EXERCISE INSTRUCTIONS - Repeat only the lines from the one containing "What Plotly.js code" through the one containing "const chartTitle = 'Sectoral", exactly as written, both ends included.

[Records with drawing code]
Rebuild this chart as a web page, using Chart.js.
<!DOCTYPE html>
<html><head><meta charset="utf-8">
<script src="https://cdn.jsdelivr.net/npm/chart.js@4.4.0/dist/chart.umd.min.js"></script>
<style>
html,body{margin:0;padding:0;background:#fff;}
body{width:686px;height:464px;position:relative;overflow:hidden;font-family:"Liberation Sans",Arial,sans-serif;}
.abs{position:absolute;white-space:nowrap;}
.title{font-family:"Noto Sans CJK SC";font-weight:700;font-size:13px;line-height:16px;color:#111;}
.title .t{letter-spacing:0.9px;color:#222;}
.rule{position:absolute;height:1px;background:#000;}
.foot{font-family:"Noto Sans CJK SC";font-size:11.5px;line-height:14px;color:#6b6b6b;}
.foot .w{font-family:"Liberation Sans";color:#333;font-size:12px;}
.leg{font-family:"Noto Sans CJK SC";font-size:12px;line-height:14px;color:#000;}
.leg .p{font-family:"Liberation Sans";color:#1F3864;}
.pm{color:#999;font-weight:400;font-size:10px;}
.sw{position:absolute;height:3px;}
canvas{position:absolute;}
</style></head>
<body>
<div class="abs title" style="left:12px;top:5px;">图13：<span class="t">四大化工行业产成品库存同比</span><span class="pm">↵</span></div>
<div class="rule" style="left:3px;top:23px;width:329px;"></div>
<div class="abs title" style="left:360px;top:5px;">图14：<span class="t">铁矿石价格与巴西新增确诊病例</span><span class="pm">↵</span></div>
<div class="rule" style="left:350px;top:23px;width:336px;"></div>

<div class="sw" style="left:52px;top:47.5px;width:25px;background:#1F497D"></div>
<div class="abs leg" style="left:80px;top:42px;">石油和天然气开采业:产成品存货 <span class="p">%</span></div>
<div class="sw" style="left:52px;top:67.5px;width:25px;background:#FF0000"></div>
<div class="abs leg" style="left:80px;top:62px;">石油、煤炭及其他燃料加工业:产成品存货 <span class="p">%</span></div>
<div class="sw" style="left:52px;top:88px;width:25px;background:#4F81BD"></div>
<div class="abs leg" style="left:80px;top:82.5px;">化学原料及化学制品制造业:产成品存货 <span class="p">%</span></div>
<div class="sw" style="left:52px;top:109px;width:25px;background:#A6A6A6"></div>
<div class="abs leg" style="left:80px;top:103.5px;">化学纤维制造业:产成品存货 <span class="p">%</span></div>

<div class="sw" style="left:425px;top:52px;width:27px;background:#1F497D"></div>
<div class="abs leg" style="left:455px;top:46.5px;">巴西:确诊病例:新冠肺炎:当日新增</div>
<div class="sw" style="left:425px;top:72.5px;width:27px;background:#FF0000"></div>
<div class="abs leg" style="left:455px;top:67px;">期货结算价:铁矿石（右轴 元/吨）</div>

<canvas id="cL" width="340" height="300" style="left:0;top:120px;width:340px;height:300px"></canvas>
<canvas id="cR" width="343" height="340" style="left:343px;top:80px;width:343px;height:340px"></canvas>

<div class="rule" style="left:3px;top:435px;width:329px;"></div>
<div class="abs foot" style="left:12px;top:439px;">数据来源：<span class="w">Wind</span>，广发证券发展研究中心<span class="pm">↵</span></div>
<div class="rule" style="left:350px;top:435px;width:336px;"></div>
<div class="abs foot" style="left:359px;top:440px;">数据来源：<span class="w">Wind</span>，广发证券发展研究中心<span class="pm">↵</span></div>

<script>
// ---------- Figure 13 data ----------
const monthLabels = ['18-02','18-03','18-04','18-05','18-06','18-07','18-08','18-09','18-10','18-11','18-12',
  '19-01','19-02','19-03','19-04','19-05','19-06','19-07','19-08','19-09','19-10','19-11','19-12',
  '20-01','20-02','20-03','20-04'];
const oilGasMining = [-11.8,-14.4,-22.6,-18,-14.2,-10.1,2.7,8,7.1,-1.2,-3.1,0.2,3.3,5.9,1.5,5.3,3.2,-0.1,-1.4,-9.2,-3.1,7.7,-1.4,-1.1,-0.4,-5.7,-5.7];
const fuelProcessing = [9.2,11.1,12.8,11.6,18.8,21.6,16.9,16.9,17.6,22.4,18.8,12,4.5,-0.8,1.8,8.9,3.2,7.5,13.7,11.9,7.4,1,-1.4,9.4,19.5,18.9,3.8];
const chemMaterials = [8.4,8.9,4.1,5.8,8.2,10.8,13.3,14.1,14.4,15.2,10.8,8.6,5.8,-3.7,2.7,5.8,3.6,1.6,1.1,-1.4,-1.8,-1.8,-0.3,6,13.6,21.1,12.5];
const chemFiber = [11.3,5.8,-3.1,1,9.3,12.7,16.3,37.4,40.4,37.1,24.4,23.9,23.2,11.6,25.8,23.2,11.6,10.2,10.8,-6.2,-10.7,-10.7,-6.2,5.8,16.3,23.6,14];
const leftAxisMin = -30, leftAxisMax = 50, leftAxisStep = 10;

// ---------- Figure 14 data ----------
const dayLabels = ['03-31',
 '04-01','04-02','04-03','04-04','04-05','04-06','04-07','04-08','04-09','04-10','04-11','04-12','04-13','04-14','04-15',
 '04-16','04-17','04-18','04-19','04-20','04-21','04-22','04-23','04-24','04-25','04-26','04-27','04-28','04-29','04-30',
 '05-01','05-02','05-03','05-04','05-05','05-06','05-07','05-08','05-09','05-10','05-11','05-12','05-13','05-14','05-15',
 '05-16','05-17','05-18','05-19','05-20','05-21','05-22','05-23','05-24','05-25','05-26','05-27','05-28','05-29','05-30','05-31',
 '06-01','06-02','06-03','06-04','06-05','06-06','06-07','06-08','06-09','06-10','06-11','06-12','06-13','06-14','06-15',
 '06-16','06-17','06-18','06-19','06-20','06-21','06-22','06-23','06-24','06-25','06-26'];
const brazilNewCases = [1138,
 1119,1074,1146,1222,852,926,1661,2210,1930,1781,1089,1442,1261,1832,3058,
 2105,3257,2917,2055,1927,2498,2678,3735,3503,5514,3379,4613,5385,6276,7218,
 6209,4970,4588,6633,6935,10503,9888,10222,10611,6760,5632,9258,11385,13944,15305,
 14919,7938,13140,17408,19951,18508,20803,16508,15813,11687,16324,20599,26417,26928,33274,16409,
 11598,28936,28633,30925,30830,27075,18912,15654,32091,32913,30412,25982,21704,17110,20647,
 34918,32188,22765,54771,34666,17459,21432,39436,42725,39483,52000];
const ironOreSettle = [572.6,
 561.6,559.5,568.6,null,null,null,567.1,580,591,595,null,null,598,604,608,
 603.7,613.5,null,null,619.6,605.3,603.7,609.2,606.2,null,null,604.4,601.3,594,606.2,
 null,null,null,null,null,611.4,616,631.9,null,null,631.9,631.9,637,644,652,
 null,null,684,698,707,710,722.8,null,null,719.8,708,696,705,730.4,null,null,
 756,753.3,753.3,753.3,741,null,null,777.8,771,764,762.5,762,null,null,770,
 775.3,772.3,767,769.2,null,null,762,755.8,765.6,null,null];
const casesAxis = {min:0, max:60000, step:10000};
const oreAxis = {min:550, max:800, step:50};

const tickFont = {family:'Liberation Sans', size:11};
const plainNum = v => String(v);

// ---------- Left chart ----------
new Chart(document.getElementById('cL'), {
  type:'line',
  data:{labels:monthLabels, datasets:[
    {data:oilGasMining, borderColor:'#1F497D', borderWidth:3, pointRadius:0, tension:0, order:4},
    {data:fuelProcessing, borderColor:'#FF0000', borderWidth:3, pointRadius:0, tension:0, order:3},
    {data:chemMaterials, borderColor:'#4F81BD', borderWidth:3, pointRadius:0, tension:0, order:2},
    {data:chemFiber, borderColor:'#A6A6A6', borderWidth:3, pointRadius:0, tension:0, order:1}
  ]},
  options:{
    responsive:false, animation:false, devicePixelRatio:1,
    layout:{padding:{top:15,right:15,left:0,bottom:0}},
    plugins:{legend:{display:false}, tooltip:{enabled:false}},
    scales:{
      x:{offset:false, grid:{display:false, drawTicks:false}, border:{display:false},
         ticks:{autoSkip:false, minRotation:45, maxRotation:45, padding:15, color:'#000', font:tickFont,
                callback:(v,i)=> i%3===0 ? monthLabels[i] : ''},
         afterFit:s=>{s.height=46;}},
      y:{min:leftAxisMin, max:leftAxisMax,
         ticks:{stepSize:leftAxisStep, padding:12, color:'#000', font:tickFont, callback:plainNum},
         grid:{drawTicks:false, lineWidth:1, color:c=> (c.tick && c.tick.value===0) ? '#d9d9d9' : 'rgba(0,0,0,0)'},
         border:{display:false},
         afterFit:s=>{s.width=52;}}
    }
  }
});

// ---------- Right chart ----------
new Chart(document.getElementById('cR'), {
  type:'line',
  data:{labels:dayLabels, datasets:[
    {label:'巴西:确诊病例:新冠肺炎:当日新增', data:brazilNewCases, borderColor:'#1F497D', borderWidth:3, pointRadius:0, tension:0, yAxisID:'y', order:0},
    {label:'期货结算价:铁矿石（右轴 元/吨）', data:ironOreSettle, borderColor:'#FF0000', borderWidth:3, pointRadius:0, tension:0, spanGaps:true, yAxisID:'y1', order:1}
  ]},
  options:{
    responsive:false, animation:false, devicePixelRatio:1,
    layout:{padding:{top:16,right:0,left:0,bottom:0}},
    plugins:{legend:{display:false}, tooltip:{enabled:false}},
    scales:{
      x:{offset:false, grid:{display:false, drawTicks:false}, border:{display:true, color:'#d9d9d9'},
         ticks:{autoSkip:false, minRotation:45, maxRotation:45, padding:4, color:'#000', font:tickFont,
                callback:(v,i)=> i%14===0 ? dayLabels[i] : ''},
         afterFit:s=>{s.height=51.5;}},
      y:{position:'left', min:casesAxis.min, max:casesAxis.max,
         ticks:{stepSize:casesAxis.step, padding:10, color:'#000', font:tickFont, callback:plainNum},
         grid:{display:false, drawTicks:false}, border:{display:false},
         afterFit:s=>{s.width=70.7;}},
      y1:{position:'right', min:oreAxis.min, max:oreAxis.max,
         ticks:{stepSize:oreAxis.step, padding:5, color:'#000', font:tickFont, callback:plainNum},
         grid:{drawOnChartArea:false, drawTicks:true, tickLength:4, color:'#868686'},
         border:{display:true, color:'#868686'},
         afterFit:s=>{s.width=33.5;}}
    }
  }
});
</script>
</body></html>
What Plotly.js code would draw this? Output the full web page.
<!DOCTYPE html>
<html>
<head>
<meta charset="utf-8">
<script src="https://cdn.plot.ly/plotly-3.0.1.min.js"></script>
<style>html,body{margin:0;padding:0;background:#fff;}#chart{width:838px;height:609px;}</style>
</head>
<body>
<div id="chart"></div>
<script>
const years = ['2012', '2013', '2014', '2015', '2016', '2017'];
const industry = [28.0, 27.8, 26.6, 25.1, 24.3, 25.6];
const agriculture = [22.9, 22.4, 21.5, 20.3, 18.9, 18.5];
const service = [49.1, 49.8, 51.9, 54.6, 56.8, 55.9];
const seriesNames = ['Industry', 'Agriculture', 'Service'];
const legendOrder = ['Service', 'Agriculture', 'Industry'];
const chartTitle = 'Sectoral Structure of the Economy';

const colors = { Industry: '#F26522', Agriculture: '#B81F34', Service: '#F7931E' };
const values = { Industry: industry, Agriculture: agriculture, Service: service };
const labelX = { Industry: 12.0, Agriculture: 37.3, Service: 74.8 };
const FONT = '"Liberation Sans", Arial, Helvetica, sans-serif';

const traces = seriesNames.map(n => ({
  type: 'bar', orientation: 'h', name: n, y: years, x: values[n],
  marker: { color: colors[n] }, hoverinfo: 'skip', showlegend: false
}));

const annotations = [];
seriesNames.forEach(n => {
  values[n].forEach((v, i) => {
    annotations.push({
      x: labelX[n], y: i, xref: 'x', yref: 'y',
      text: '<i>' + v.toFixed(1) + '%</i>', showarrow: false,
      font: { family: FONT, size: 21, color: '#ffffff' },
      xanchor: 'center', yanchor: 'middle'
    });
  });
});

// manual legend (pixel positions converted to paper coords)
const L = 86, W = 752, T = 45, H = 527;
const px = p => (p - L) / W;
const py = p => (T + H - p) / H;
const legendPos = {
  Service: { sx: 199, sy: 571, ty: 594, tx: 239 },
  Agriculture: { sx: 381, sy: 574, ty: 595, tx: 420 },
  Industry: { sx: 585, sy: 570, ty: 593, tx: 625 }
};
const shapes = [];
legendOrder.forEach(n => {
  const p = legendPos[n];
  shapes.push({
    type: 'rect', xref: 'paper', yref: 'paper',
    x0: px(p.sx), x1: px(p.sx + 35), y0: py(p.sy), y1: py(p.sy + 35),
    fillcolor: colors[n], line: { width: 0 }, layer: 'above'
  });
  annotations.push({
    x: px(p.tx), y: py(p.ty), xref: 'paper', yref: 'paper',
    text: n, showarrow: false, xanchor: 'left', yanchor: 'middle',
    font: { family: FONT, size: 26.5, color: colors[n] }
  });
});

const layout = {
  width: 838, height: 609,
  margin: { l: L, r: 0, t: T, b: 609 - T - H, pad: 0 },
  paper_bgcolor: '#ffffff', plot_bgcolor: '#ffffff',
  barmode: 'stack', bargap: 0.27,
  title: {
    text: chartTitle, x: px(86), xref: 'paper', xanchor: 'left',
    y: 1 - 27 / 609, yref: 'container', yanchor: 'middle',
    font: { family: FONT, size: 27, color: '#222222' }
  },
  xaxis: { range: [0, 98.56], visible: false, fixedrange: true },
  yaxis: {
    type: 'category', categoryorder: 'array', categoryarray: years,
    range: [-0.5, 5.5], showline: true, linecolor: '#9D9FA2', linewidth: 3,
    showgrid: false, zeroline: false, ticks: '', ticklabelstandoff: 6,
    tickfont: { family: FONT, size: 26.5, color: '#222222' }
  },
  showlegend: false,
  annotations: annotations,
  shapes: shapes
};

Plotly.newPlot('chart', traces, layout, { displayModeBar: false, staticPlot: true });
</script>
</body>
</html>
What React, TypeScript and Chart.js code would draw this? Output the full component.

EXERCISE RESULT -
What Plotly.js code would draw this? Output the full web page.
<!DOCTYPE html>
<html>
<head>
<meta charset="utf-8">
<script src="https://cdn.plot.ly/plotly-3.0.1.min.js"></script>
<style>html,body{margin:0;padding:0;background:#fff;}#chart{width:838px;height:609px;}</style>
</head>
<body>
<div id="chart"></div>
<script>
const years = ['2012', '2013', '2014', '2015', '2016', '2017'];
const industry = [28.0, 27.8, 26.6, 25.1, 24.3, 25.6];
const agriculture = [22.9, 22.4, 21.5, 20.3, 18.9, 18.5];
const service = [49.1, 49.8, 51.9, 54.6, 56.8, 55.9];
const seriesNames = ['Industry', 'Agriculture', 'Service'];
const legendOrder = ['Service', 'Agriculture', 'Industry'];
const chartTitle = 'Sectoral Structure of the Economy';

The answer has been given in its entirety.